- [PROBLEM DESCRIPTION]:
Exactly the lines from the line containing "Convert this chart to Bokeh code." through the line containing "import math" are to be echoed, with both included and pictures left out.

=== PROVIDED RECORDS ===

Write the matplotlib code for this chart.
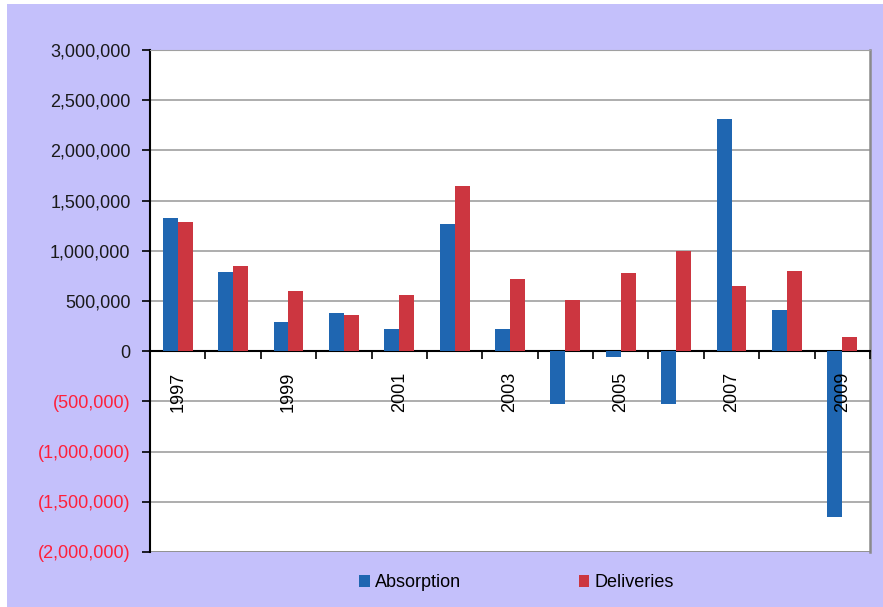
import matplotlib.pyplot as plt
import numpy as np
from matplotlib.patches import Rectangle
from matplotlib.ticker import FuncFormatter, MultipleLocator

plt.rcParams['font.family'] = ['Liberation Sans', 'DejaVu Sans']

years = list(range(1997, 2010))
absorption = [1330000, 790000, 290000, 380000, 220000, 1270000, 220000,
              -530000, -60000, -530000, 2310000, 410000, -1650000]
deliveries = [1290000, 850000, 600000, 360000, 560000, 1650000, 720000,
              510000, 780000, 1000000, 650000, 800000, 140000]

BG = '#c4c0fb'
BLUE = '#1f66b1'
RED = '#cc3640'

fig = plt.figure(figsize=(8.83, 6.07), dpi=100, facecolor='white')
# lavender panel, small white margin top/left like the source
fig.patches.append(Rectangle((7 / 883, 0), 1, 1 - 4 / 607, transform=fig.transFigure,
                             facecolor=BG, edgecolor='none', zorder=-10))

ax = fig.add_axes([150 / 883, 1 - 552 / 607, 720 / 883, 502 / 607])
ax.set_facecolor('white')

x = np.arange(len(years))
w = 0.27
ax.bar(x - w / 2, absorption, w, color=BLUE, label='Absorption', zorder=3)
ax.bar(x + w / 2, deliveries, w, color=RED, label='Deliveries', zorder=3)

ax.set_xlim(-0.5, len(years) - 0.5)
ax.set_ylim(-2000000, 3000000)
ax.yaxis.set_major_locator(MultipleLocator(500000))


def fmt(v, pos):
    if v < 0:
        return '({:,.0f})'.format(-v)
    return '{:,.0f}'.format(v)


ax.yaxis.set_major_formatter(FuncFormatter(fmt))
for lbl, v in zip(ax.get_yticklabels(), ax.get_yticks()):
    lbl.set_color('#ff1f3a' if v < 0 else '#1a1a1a')
ax.tick_params(axis='y', direction='out', length=6, width=1.2, labelsize=13, pad=8)

ax.grid(axis='y', color='#a0a0a0', linewidth=1.2, zorder=0)
ax.set_axisbelow(True)

# x axis sits on zero
ax.spines['bottom'].set_position(('data', 0))
ax.spines['bottom'].set_linewidth(1.5)
ax.spines['left'].set_linewidth(1.5)
ax.spines['top'].set_color('#a0a0a0')
ax.spines['right'].set_color('#8a8a8a')
ax.spines['right'].set_linewidth(1.8)
ax.axhline(-2000000, color='#8a8a8a', linewidth=1.8, zorder=1)

ax.set_xticks(x)
ax.set_xticklabels([str(y) if i % 2 == 0 else '' for i, y in enumerate(years)],
                   rotation=90, fontsize=13)
ax.tick_params(axis='x', which='major', length=0, pad=15)
ax.set_xticks(np.arange(len(years) + 1) - 0.5, minor=True)
ax.tick_params(axis='x', which='minor', direction='out', length=6, width=1.2)
for lbl in ax.get_xticklabels():
    lbl.set_va('top')
# year labels sit over the bars (2009 label crosses the blue bar)
ax.xaxis.set_zorder(4)

fig.legend(loc='center', bbox_to_anchor=(0.585, 0.04), ncol=2, frameon=False,
           fontsize=13, handlelength=0.6, handleheight=0.6, handletextpad=0.3,
           columnspacing=6.5)

fig.savefig('out.png', dpi=100, facecolor=fig.get_facecolor())
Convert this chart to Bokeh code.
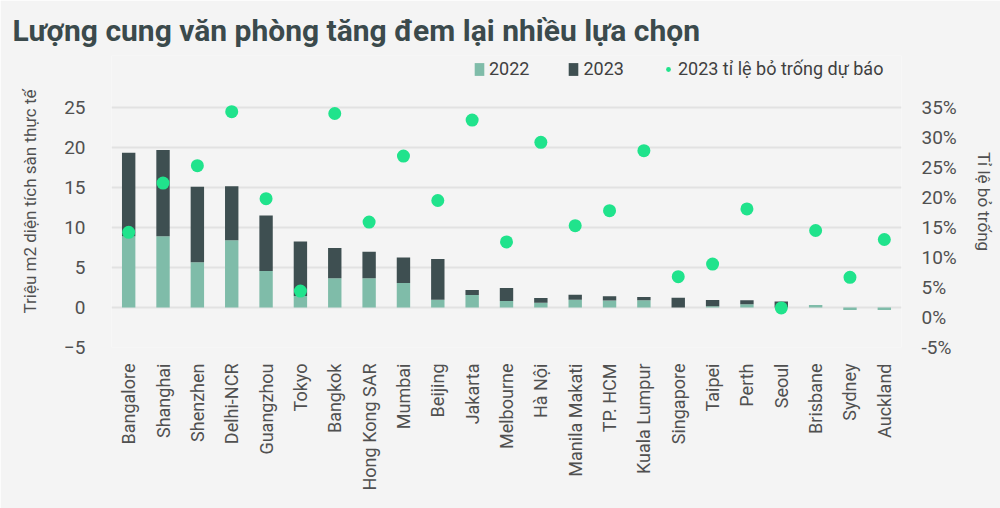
from bokeh.plotting import figure
from bokeh.models import (ColumnDataSource, Range1d, LinearAxis, FixedTicker,
                          PrintfTickFormatter, Legend, LegendItem, Label, Title)
from bokeh.embed import file_html
from bokeh.resources import INLINE
import math

# ---------------- data ----------------
cities = ["Bangalore", "Shanghai", "Shenzhen", "Delhi-NCR", "Guangzhou", "Tokyo",
          "Bangkok", "Hong Kong SAR", "Mumbai", "Beijing", "Jakarta", "Melbourne",
          "Hà Nội", "Manila Makati", "TP. HCM", "Kuala Lumpur", "Singapore", "Taipei",
          "Perth", "Seoul", "Brisbane", "Sydney", "Auckland"]
supply_2022 = [8.9, 8.9, 5.65, 8.4, 4.55, 1.45, 3.65, 3.65, 3.05, 0.97, 1.55, 0.8,
               0.59, 0.97, 0.88, 0.92, 0.0, 0.15, 0.42, 0.0, 0.3, -0.3, -0.3]
supply_2023 = [10.45, 10.8, 9.45, 6.75, 6.95, 6.8, 3.8, 3.33, 3.2, 5.08, 0.65, 1.63,
               0.59, 0.62, 0.54, 0.38, 1.22, 0.8, 0.5, 0.75, 0.0, 0.0, 0.0]
vacancy_2023 = [14.2, 22.4, 25.3, 34.3, 19.8, 4.4, 34.0, 15.9, 26.9, 19.5, 32.9, 12.6,
                29.2, 15.3, 17.8, 27.8, 6.8, 8.9, 18.1, 1.6, 14.5, 6.7, 13.0]
highlighted = ["Hà Nội", "TP. HCM"]
left_ticks = [-5, 0, 5, 10, 15, 20, 25]
right_ticks = [-5, 0, 5, 10, 15, 20, 25, 30, 35]

title_text = "Lượng cung văn phòng tăng đem lại nhiều lựa chọn"
left_label = "Triệu m2 diện tích sàn thực tế"
right_label = "Tỉ lệ bỏ trống"

# ---------------- styles / layout ----------------
C_LIGHT = "#7fbca9"
C_DARK = "#3e4f51"
C_DOT = "#20e38c"
C_BG = "#f4f4f4"
C_TEXT = "#505050"
C_RED = "#c0392b"
FONT = "Roboto"

FRAME_H = 292          # frame height in px (room for the legend on top)
PX_LEFT = 8.0          # px per left-axis unit
PX_RIGHT = 6.0         # px per right-axis percent point

top_2022 = supply_2022
top_2023 = [a + b for a, b in zip(supply_2022, supply_2023)]
src = ColumnDataSource(dict(city=cities, top22=top_2022, top23=top_2023,
                            vac=vacancy_2023))

y0 = left_ticks[0]
r0 = right_ticks[0]
p = figure(x_range=cities, y_range=Range1d(y0, y0 + FRAME_H / PX_LEFT),
           width=1000, height=508, title=None,
           output_backend="svg", toolbar_location=None,
           min_border_left=111, min_border_right=99, min_border_top=55,
           min_border_bottom=161, background_fill_color=C_BG,
           border_fill_color=C_BG, outline_line_color=None)
p.extra_y_ranges = {"pct": Range1d(r0, r0 + FRAME_H / PX_RIGHT)}

r22 = p.vbar(x="city", bottom=0, top="top22", width=0.39, source=src,
             fill_color=C_LIGHT, line_color=None)
r23 = p.vbar(x="city", bottom="top22", top="top23", width=0.39, source=src,
             fill_color=C_DARK, line_color=None)
rdot = p.scatter(x="city", y="vac", size=13, source=src, y_range_name="pct",
                 fill_color=C_DOT, line_color=None)

# grid
p.xgrid.grid_line_color = None
p.ygrid.grid_line_color = "#e2e2e2"
p.ygrid.grid_line_width = 2
p.ygrid.ticker = FixedTicker(ticks=left_ticks)

# left axis
ya = p.yaxis[0]
ya.ticker = FixedTicker(ticks=left_ticks)
ya.axis_line_color = None
ya.major_tick_line_color = None
ya.minor_tick_line_color = None
ya.major_tick_out = 0
ya.major_tick_in = 0
ya.major_label_standoff = 26
ya.major_label_text_font = FONT
ya.major_label_text_font_size = "19px"
ya.major_label_text_color = C_TEXT
ya.axis_label = left_label
ya.axis_label_text_font = FONT
ya.axis_label_text_font_size = "17px"
ya.axis_label_text_font_style = "normal"
ya.axis_label_text_color = C_TEXT
ya.axis_label_standoff = 21

# right axis
ra = LinearAxis(y_range_name="pct", ticker=FixedTicker(ticks=right_ticks),
                formatter=PrintfTickFormatter(format="%d%%"))
ra.axis_line_color = None
ra.major_tick_line_color = None
ra.minor_tick_line_color = None
ra.major_tick_out = 0
ra.major_tick_in = 0
ra.major_label_standoff = 20
ra.major_label_text_font = FONT
ra.major_label_text_font_size = "19px"
ra.major_label_text_color = C_TEXT
ra.axis_label = right_label
ra.axis_label_text_font = FONT
ra.axis_label_text_font_size = "17px"
ra.axis_label_text_font_style = "normal"
ra.axis_label_text_color = C_TEXT
ra.axis_label_standoff = 14
p.add_layout(ra, "right")

# bottom axis
xa = p.xaxis[0]
xa.axis_line_color = None
xa.major_tick_line_color = None
xa.minor_tick_line_color = None
xa.major_tick_out = 0
xa.major_tick_in = 0
xa.major_label_orientation = math.pi / 2
xa.major_label_standoff = 16
xa.major_label_text_font = FONT
xa.major_label_text_font_size = "18px"
xa.major_label_text_color = C_TEXT
xa.major_label_overrides = {c: "" for c in highlighted}

for c in highlighted:
    p.add_layout(Label(x=cities.index(c) + 0.5, y=y0, y_offset=-16, text=c,
                       angle=math.pi / 2, text_align="right",
                       text_baseline="middle", text_font=FONT,
                       text_font_size="18px", text_color=C_RED))

# legend inside the (extended) frame, above the data
legend = Legend(items=[LegendItem(label="2022", renderers=[r22]),
                       LegendItem(label="2023", renderers=[r23]),
                       LegendItem(label="2023 tỉ lệ bỏ trống dự báo", renderers=[rdot])],
                orientation="horizontal", location=(362, 268),
                background_fill_alpha=0, border_line_color=None,
                padding=0, margin=0, spacing=38, glyph_width=12, glyph_height=16,
                label_standoff=4, label_text_font=FONT, label_height=20,
                label_text_font_size="18px", label_text_color="#404040")
p.add_layout(legend, "center")

# title
title = Title(text=title_text, text_font=FONT, text_font_size="30px",
              text_font_style="bold", text_color="#3b4a4c", align="left",
              offset=-99, standoff=16)
p.add_layout(title, "above")

open("out.html", "w").write(file_html(p, INLINE))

===

- [CORRECT RESULT]:
Convert this chart to Bokeh code.
from bokeh.plotting import figure
from bokeh.models import (ColumnDataSource, Range1d, LinearAxis, FixedTicker,
                          PrintfTickFormatter, Legend, LegendItem, Label, Title)
from bokeh.embed import file_html
from bokeh.resources import INLINE
import math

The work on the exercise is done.